Every organization has some "ducks." Ducks are employees who have a detrimental effect on productivity. Their work is consistently substandard, they rarely meet deadlines, and their skills are out of date. They hate change, resist taking responsibility, and blame their failures on co-workers. They constantly complain about their projects, their teammates, their workloads and their managers. They stifle innovation by shooting down new proposals, claiming that changes "just can't be done."
Every employee -- even the one who appears to be a duck -- deserves honest feedback and the opportunity to improve. Perhaps he is merely in the wrong job or has never had an honest performance appraisal. Feedback, training and a fair chance may transform a near duck into a productive team member.
Real ducks, however, are not interested in being transformed.
Ducks are dangerous to the health of your organization. Their lack of contribution de-motivates other employees. High performers are further demoralized by getting a raise that is only 1 percent higher than that of the duck in the next cubicle. Yet HR policies frequently demand extensive justification for raises or bonuses that are larger or smaller than what the corporate guidelines recommend.
Ducks enter your organization in various ways. They can be acquired through a merger, an acquisition, a promotion or an internal reorganization. You may even hire your own ducks, since it is almost impossible to get candid performance appraisals from past employers. The potential for litigation has caused many corporations to limit reference checks to merely confirming dates of employment. Many hiring mistakes result from a lack of comprehensive references.
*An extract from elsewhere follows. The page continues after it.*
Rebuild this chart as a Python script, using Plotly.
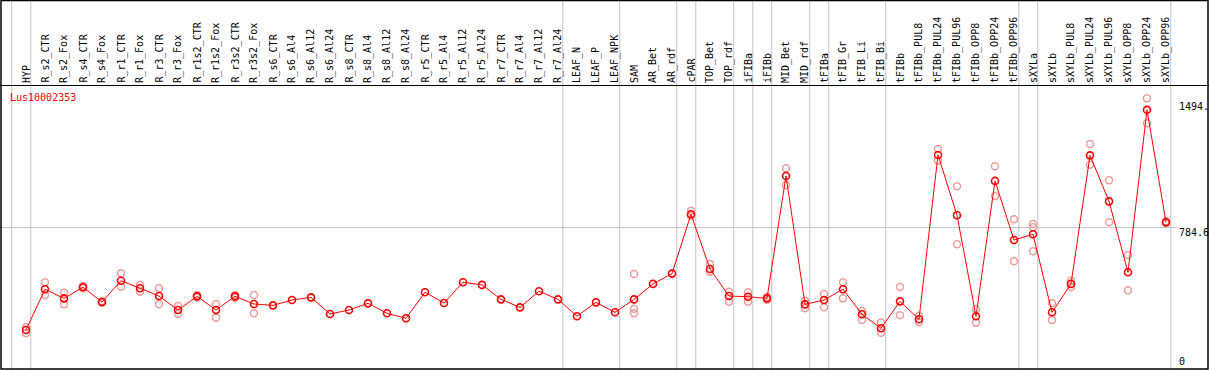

In a perfect world, you would have very few ducks in your organization, and you could easily fire them or counsel them into jobs better suited to their skills. (Even ducks can say, "Would you like fries with that?") Realistically, there are times when you get hit with both barrels: a large number of ducks and inflexible HR policies. This deadly combination requires a creative solution.
Here's one I've heard about:
A decentralized Fortune 500 company with strong business units hired its first corporate CIO and gave him a mandate to rationalize IT across the business units. He quickly discovered many ducks among his staff. Why? For the previous decade, the business units had used the small, weak corporate IT organization as their "duck pond." It was much easier to transfer their ducks to corporate than to navigate the extensive process required to fire them.
The new CIO needed to quickly reshape his organization, but he was faced with HR policies that limited his ability to terminate nonperforming employees. He created a "duck project," a low-importance project whose main purpose was to provide a centralized location into which the ducks could be herded. This reduced the duck factor on other, higher-priority projects, increasing their likelihood of success.
After making sure that the executive team understood the duck project's real purpose (and had committed to protecting his IT head count), the CIO canceled the project and laid off its staff. He was then able to rebuild his IT organization and replace the ducks with productive employees. This approach saved money, increased IT delivery capability and improved department morale.
Some might claim that creating a duck project skates uncomfortably close to the edge of ethical practices. Others assert that a duck project is one of the few management techniques left to deal with large numbers of unproductive employees. These supporters argue that ineffective IT organizations are often outsourced completely, so it is better to sacrifice the ducks and save the rest of the IT department.
If ducks are weighing down your organization, consider rounding them up and declaring open season. Quack, quack ... bang!